By Matthew Cronin
SAN JOSE, California (Reuters) - Top seed Andy Roddick survived a bombardment of 32 aces from compatriot Sam Querrey to take a 2-6 7-6 7-6 victory and move into the final of the San Jose Open for the fourth time on Saturday.
In a hard-fought contest in which he never held a break point, world number seven Roddick clawed his way into two tiebreakers where he used his vast experience to pull off the win.
After being overwhelmed in the first set by the seventh seeded Querrey, Roddick raced to a 6-3 lead in the second set tiebreaker behind three errors from his 22-year-old opponent, and eventually won it 7-5 with a 133-mph ace.
After withstanding two break points in the second game of the third set by smoking two more aces, Roddick again elbowed his way into the tiebreaker.
This time Querrey held a 4-3 lead, but made two atrocious errors off the ground, saw Roddick rip a forehand passing shot down the line and then lost the tiebreaker (7-4) and the match when he failed scoop up a Roddick drop volley.
"I was a little tight, but he never gives you anything and makes you earn every point," Querrey said.

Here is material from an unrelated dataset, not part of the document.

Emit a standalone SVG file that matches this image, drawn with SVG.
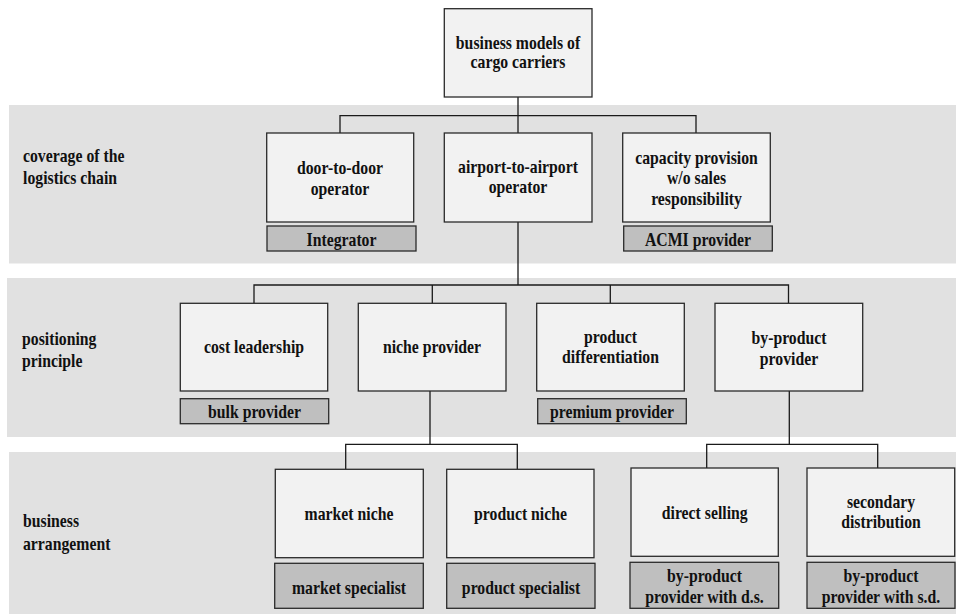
<svg xmlns="http://www.w3.org/2000/svg" width="956" height="614" viewBox="0 0 956 614">
<style>
.band{fill:#e1e1e1}
.box{fill:#f2f2f2;stroke:#2a2a2a;stroke-width:1.3}
.lab{fill:#bfbfbf;stroke:#2a2a2a;stroke-width:1.3}
.con{fill:none;stroke:#1a1a1a;stroke-width:1.3}
text{font-family:"Liberation Serif","Times New Roman",serif;font-weight:bold;font-size:19px;fill:#111}
.c{text-anchor:middle}
</style>
<rect width="956" height="614" fill="#ffffff"/>
<g id="bands">
<rect class="band" x="9" y="105" width="947" height="158.5"/>
<rect class="band" x="7" y="278" width="949" height="159"/>
<rect class="band" x="9" y="452" width="947" height="162"/>
</g>
<g id="row-labels">
<text transform="translate(23,162) scale(0.83,1)"><tspan x="0" y="0">coverage of the</tspan><tspan x="0" y="22">logistics chain</tspan></text>
<text transform="translate(22,345) scale(0.83,1)"><tspan x="0" y="0">positioning</tspan><tspan x="0" y="22">principle</tspan></text>
<text transform="translate(23,527) scale(0.83,1)"><tspan x="0" y="0">business</tspan><tspan x="0" y="23">arrangement</tspan></text>
</g>
<g id="connectors">
<path class="con" d="M518,97 V133 M340,133 V115.7 H696 V133"/>
<path class="con" d="M518,222 V285 M254,303 V285 H788.5 V303 M432.3,285 V303 M610.3,285 V303"/>
<path class="con" d="M430,391 V444.3 M345.7,469 V444.3 H517.3 V469"/>
<path class="con" d="M789.3,391 V444.3 M706.7,468 V444.3 H877.7 V468"/>
</g>
<g id="n-root"><rect class="box" x="444.3" y="8.7" width="147.7" height="88.3"/>
<text class="c" transform="translate(518,48.5) scale(0.83,1)"><tspan x="0" y="0">business models of</tspan><tspan x="0" y="20">cargo carriers</tspan></text></g>
<g id="n-door"><rect class="box" x="266.7" y="133" width="147" height="89"/>
<text class="c" transform="translate(340,174) scale(0.83,1)"><tspan x="0" y="0">door-to-door</tspan><tspan x="0" y="21">operator</tspan></text></g>
<g id="n-integrator"><rect class="lab" x="267" y="226" width="149" height="25"/>
<text class="c" transform="translate(341.5,245.5) scale(0.83,1)">Integrator</text></g>
<g id="n-airport"><rect class="box" x="444.3" y="133" width="147.7" height="89"/>
<text class="c" transform="translate(518,173) scale(0.83,1)"><tspan x="0" y="0">airport-to-airport</tspan><tspan x="0" y="20">operator</tspan></text></g>
<g id="n-capacity"><rect class="box" x="622.7" y="133" width="147.6" height="89"/>
<text class="c" transform="translate(696.5,164) scale(0.83,1)"><tspan x="0" y="0">capacity provision</tspan><tspan x="0" y="20.5">w/o sales</tspan><tspan x="0" y="41">responsibility</tspan></text></g>
<g id="n-acmi"><rect class="lab" x="623.7" y="226" width="148.6" height="25"/>
<text class="c" transform="translate(698,245.5) scale(0.83,1)">ACMI provider</text></g>
<g id="n-cost"><rect class="box" x="180.3" y="303.3" width="147.4" height="87.7"/>
<text class="c" transform="translate(254,352.7) scale(0.83,1)">cost leadership</text></g>
<g id="n-bulk"><rect class="lab" x="180.3" y="398.7" width="148.4" height="25"/>
<text class="c" transform="translate(254.5,417.5) scale(0.83,1)">bulk provider</text></g>
<g id="n-niche"><rect class="box" x="358.3" y="303.3" width="147.7" height="87.7"/>
<text class="c" transform="translate(432,352.7) scale(0.83,1)">niche provider</text></g>
<g id="n-proddiff"><rect class="box" x="536.7" y="303.3" width="147.6" height="87.7"/>
<text class="c" transform="translate(610.5,342.5) scale(0.83,1)"><tspan x="0" y="0">product</tspan><tspan x="0" y="20.5">differentiation</tspan></text></g>
<g id="n-premium"><rect class="lab" x="537.7" y="398.7" width="148.6" height="25"/>
<text class="c" transform="translate(612,417.5) scale(0.83,1)">premium provider</text></g>
<g id="n-byprod"><rect class="box" x="715" y="303.3" width="147.7" height="87.7"/>
<text class="c" transform="translate(789,344) scale(0.83,1)"><tspan x="0" y="0">by-product</tspan><tspan x="0" y="21">provider</tspan></text></g>
<g id="n-market"><rect class="box" x="275.3" y="469.3" width="148" height="88.4"/>
<text class="c" transform="translate(349,520) scale(0.83,1)">market niche</text></g>
<g id="n-marketspec"><rect class="lab" x="274.7" y="563.3" width="148.6" height="45"/>
<text class="c" transform="translate(349,593.5) scale(0.83,1)">market specialist</text></g>
<g id="n-product"><rect class="box" x="446.7" y="469.3" width="147.3" height="88.4"/>
<text class="c" transform="translate(520.5,520) scale(0.83,1)">product niche</text></g>
<g id="n-prodspec"><rect class="lab" x="446.7" y="563.3" width="148.3" height="45"/>
<text class="c" transform="translate(521,593.5) scale(0.83,1)">product specialist</text></g>
<g id="n-direct"><rect class="box" x="631" y="468" width="147.3" height="88.3"/>
<text class="c" transform="translate(704.7,518.5) scale(0.83,1)">direct selling</text></g>
<g id="n-ds"><rect class="lab" x="630" y="562.3" width="148.7" height="46"/>
<text class="c" transform="translate(704.5,582) scale(0.83,1)"><tspan x="0" y="0">by-product</tspan><tspan x="0" y="21.5">provider with d.s.</tspan></text></g>
<g id="n-secondary"><rect class="box" x="807" y="468" width="147.7" height="88.3"/>
<text class="c" transform="translate(881,507.5) scale(0.83,1)"><tspan x="0" y="0">secondary</tspan><tspan x="0" y="20.5">distribution</tspan></text></g>
<g id="n-sd"><rect class="lab" x="807" y="562.3" width="148" height="46"/>
<text class="c" transform="translate(881,582) scale(0.83,1)"><tspan x="0" y="0">by-product</tspan><tspan x="0" y="21.5">provider with s.d.</tspan></text></g>
</svg>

Roddick has now won his last two matches without breaking serve after his two-tiebreaker victory over Czech Tomas Berdych in the quarter-finals.
"A match can turn real fast," said Roddick, who served 21 aces. "You can swing a match in a couple of minutes and that's what I was able to do."
Earlier, Verdasco survived a rocky second set that saw the 23-year-old Uzbek overwhelm him from inside the baseline to regain control by hammering big serves and forehands past his less experienced opponent.
Verdasco broke Istomin to gain a 4-3 advantage in the third set as the Uzbek sprayed a series of forehands, then sealed the match when he rocketed a forehand winner down the line.
"He's dangerous and both us were a little up and down," Verdasco said. "In the third set I knew I had to push more and make him play."
The 96th-ranked Istomin, who is the first man from Uzbekistan to crack the top 100, was encouraged by his play but felt well aware of the gap in class.
"I played well and tried to fight but I need to improve to beat guys like this," he said. "Everything he does is good and he doesn't give you any easy points."